The requirement of separate programming
is not the issue. Just about anything unique that an AM might do will be duplicated on FM once the AM has proven it. Then the AM is "down for the count"
again.

One writer suggests that we downgraded
WVJS, Owensboro, Ky. Actually we up-graded it to non-directional from 4 tower directional different day and night. It has a new transmitter and
bigger coverage than before. It also
had an FM translator years before this even happened. Same commentor mentions
Clarksville, Tn AM WQZQ. It was destroyed by a flood two years ago and
could not be rebuilt at the same location. It also had an FM translator for years and that still provides the
the same service that it did before the flood being fed by an HD2 FM signal. The
service to Clarksville remains, though the AM lost money for years.

It would be ideal if AMs could be competitive with FMs. The technical challenges are great. The compteition for survival will be more difficult in
the future. The commentors who feel that being an AM operator is easy, should invest their own time and money and show others how to do it. It is a
whole lot easier to comment than it is to do it.

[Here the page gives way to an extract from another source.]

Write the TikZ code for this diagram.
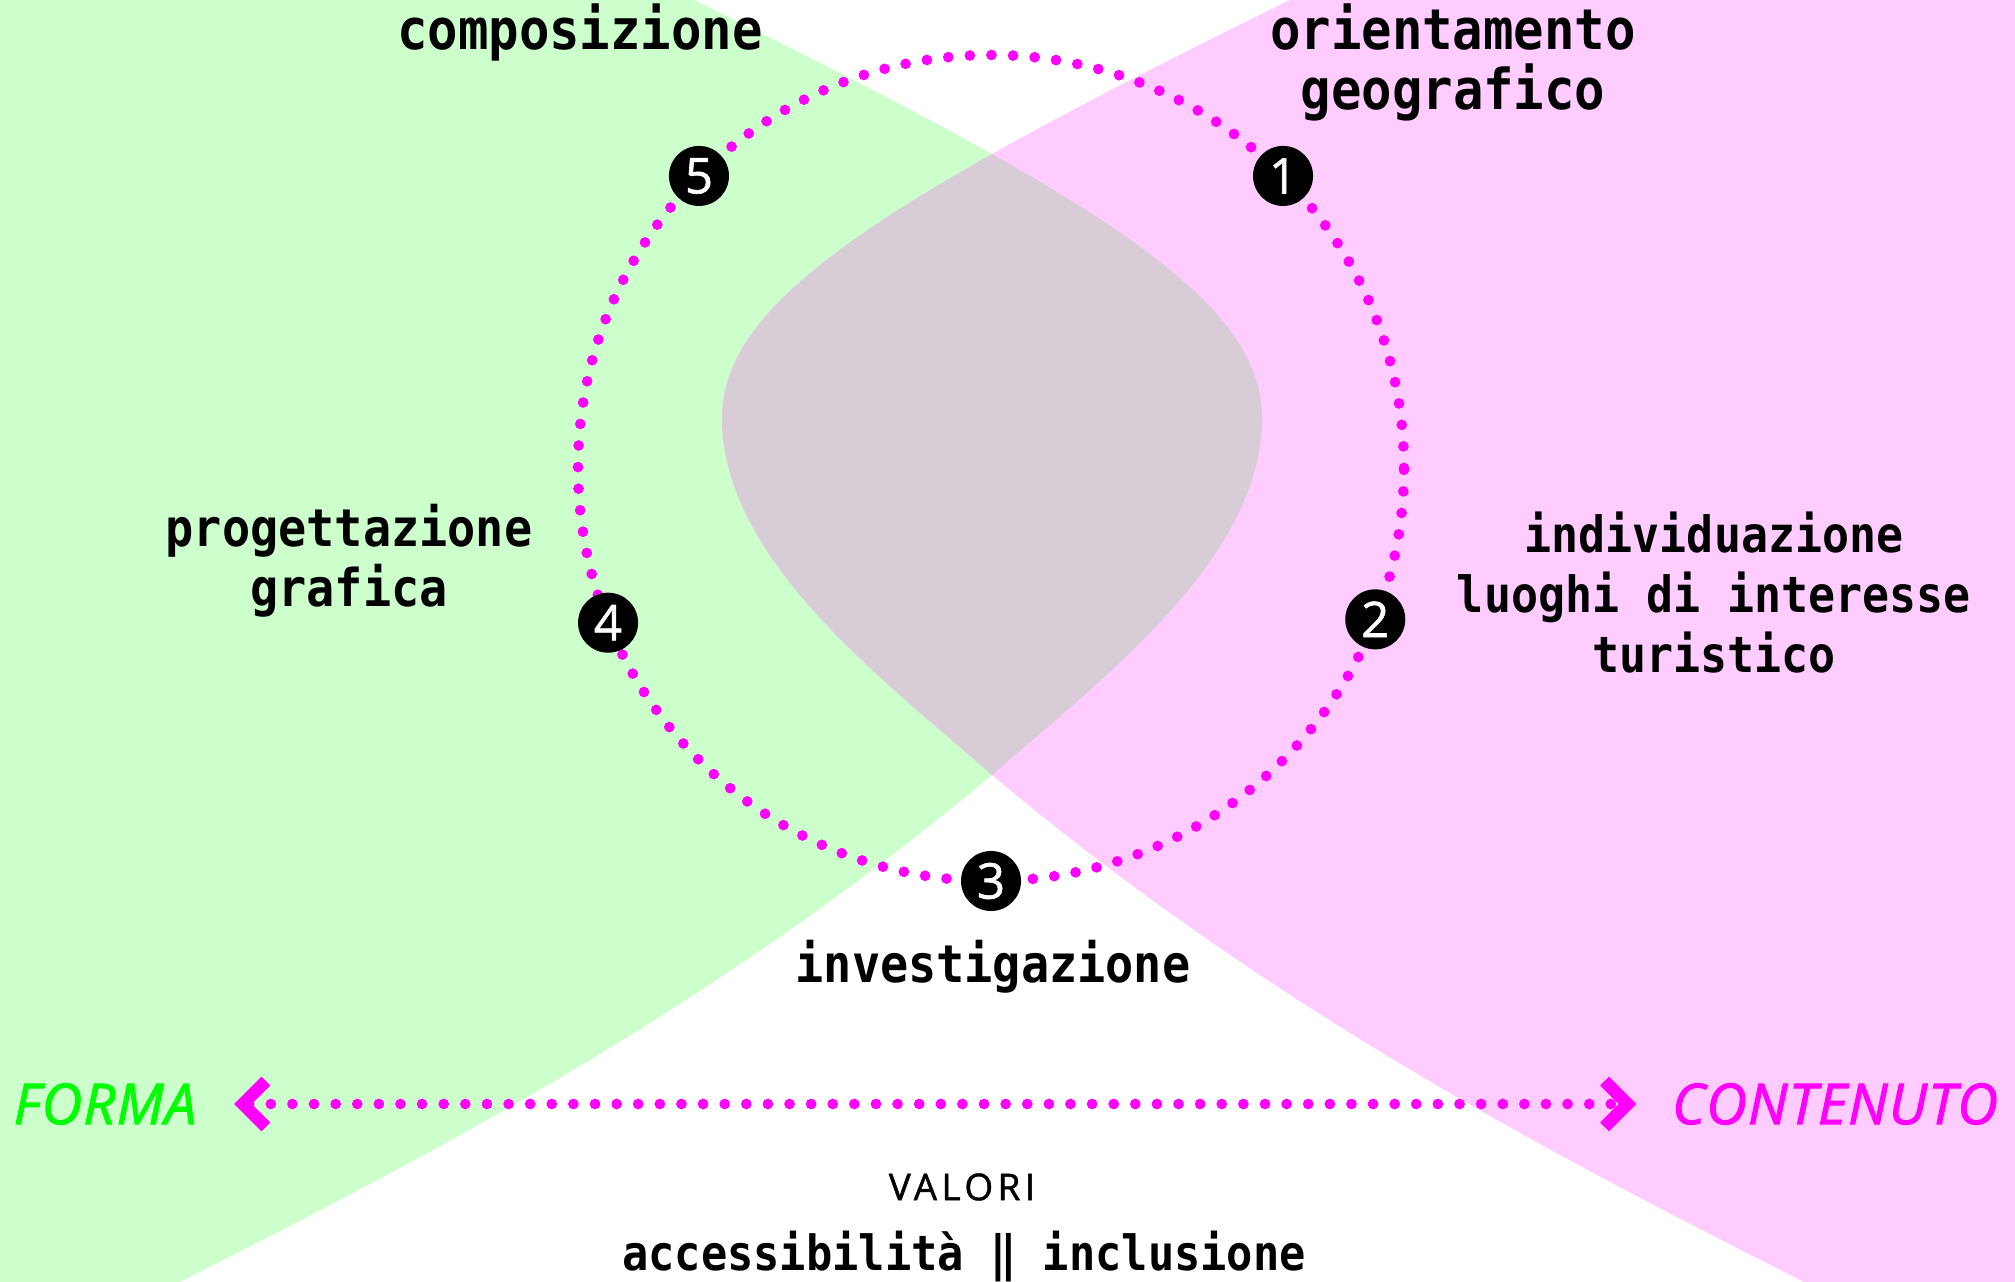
\documentclass[tikz,border=0pt]{standalone}
\usepackage{fontspec}
\usepackage{xcolor}
\usepackage{tikz}
\usetikzlibrary{arrows.meta, positioning, calc}

\newfontfamily\tappafont{DejaVu Sans Mono}[FakeStretch=0.9]
\newfontfamily\assefont{Open Sans}[FakeBold=1.6, LetterSpace=2]
\newfontfamily\numerofont{Open Sans}[FakeBold=1.2]
\newfontfamily\valorifont{Open Sans}[FakeBold=1.2, LetterSpace=12]

\definecolor{verdechiaro}{HTML}{CCFFCC}
\definecolor{rosachiaro}{HTML}{FFCCFF}
\definecolor{grigiolente}{HTML}{D8CDD6}
\definecolor{fucsia}{HTML}{FF00FF}
\definecolor{verde}{HTML}{00FF00}

% regione "forma" (la "contenuto" e' lo specchio)
\newcommand{\formaregione}{(-40,1282) -- (694,1282) .. controls (1100,1082) and (1262,982) .. (1262,864) .. controls (1262,722) and (1100,602) .. (992,507) .. controls (700,262) and (400,112) .. (180,0) -- (-40,0) -- cycle}

\tikzset{
	tappa/.style={
		font=\tappafont\bfseries\fontsize{14.8}{17.1}\selectfont,
		align=center,
		inner sep=0pt
	},
	tappagrande/.style={
		tappa,
		font=\tappafont\bfseries\fontsize{16}{17.1}\selectfont
	},
	numero/.style={
		circle,
		fill=black,
		text=white,
		minimum size=6mm,
		inner sep=0pt,
		font=\numerofont\fontsize{14}{14}\selectfont
	},
	asse/.style={
		font=\assefont\itshape\fontsize{16}{16}\selectfont,
		inner sep=0pt
	},
	puntini/.style={
		draw=fucsia,
		line width=1.07mm,
		line cap=round,
		dash pattern=on 0pt off 2.16mm
	},
	freccia/.style={
		puntini,
		{Straight Barb[length=2.3mm, width=4.6mm, line width=1.25mm]}-{Straight Barb[length=2.3mm, width=4.6mm, line width=1.25mm]}
	}
}

\begin{document}
\begin{tikzpicture}[x=0.01cm, y=0.01cm]
	\useasboundingbox (0,0) rectangle (2015,1282);
	\clip (0,0) rectangle (2015,1282);
	
	% Sfondo
	\fill[verdechiaro] \formaregione;
	\begin{scope}[shift={(1984,0)}, xscale=-1]
		\fill[rosachiaro] \formaregione;
	\end{scope}
	\begin{scope}
		\clip \formaregione;
		\begin{scope}[shift={(1984,0)}, xscale=-1]
			\fill[grigiolente] \formaregione;
		\end{scope}
	\end{scope}
	
	% Ciclo
	\coordinate (centro) at (991,814);
	\draw[puntini] (centro) circle[radius=413];
	
	% Tappe
	\node[numero] (t1) at ($(centro)+(45:413)$) {1};
	\node[numero] (t2) at ($(centro)+(-21.5:413)$) {2};
	\node[numero] (t3) at ($(centro)+(-90:413)$) {3};
	\node[numero] (t4) at ($(centro)+(202:413)$) {4};
	\node[numero] (t5) at ($(centro)+(135:413)$) {5};
	
	% Etichette
	\node[tappagrande, anchor=base] (orient) at (1453,1172) {orientamento\\geografico};
	\node[tappa, font=\tappafont\bfseries\fontsize{14.2}{17.1}\selectfont, anchor=base] (luoghi) at (1714,609) {individuazione\\luoghi di interesse\\turistico};
	\node[tappa, anchor=base] (indag) at (993,299) {investigazione};
	\node[tappa, anchor=base] (proget) at (349,675) {progettazione\\grafica};
	\node[tappagrande, anchor=base] (compos) at (580,1232) {composizione};
	
	% Asse forma - contenuto
	\node[asse, text=verde] (forma) at (105,178) {FORMA};
	\node[asse, text=fucsia] (contenuto) at (1835,178) {CONTENUTO};
	\draw[freccia, shorten <=3.7mm, shorten >=3.5mm] (forma) -- (contenuto);
	
	% Valori
	\node[font=\valorifont\fontsize{10.5}{12}\selectfont, inner sep=0pt] (valori) at (962,95) {VALORI};
	\node[tappa, font=\tappafont\bfseries\fontsize{13.8}{16}\selectfont, anchor=base] (inclus) at (964,11) {accessibilità ‖ inclusione};
	
\end{tikzpicture}
\end{document}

I agree that an "all digital" AM band is a desirable feature for the future.
There may be many new applications that
are today unthought of. But for the moment, keeping AM as a viable alternative also requires thinking about
FM translators. There are many operators who have had stations for
years and been good public servants who
find themselves in an untenable position. They want to do a great "local" job of serving their communities, but the technical and
businiess climate is against them. An
FM translator for some and their communities is a possible "light at the
end of the tunnel".

- Bayard Walters
(11/19/2012 10:14:34 PM)   Flag as inappropriate content
Give up on AM? How long does the corpse have to rot before you admit it's dead? The FCC can start by mandating all radios receive HD and move AMs over to HD2 and HD3 channels. Or expand the amalog FM band in to VHF TV channels 5 & 6 and give current AMs channels there.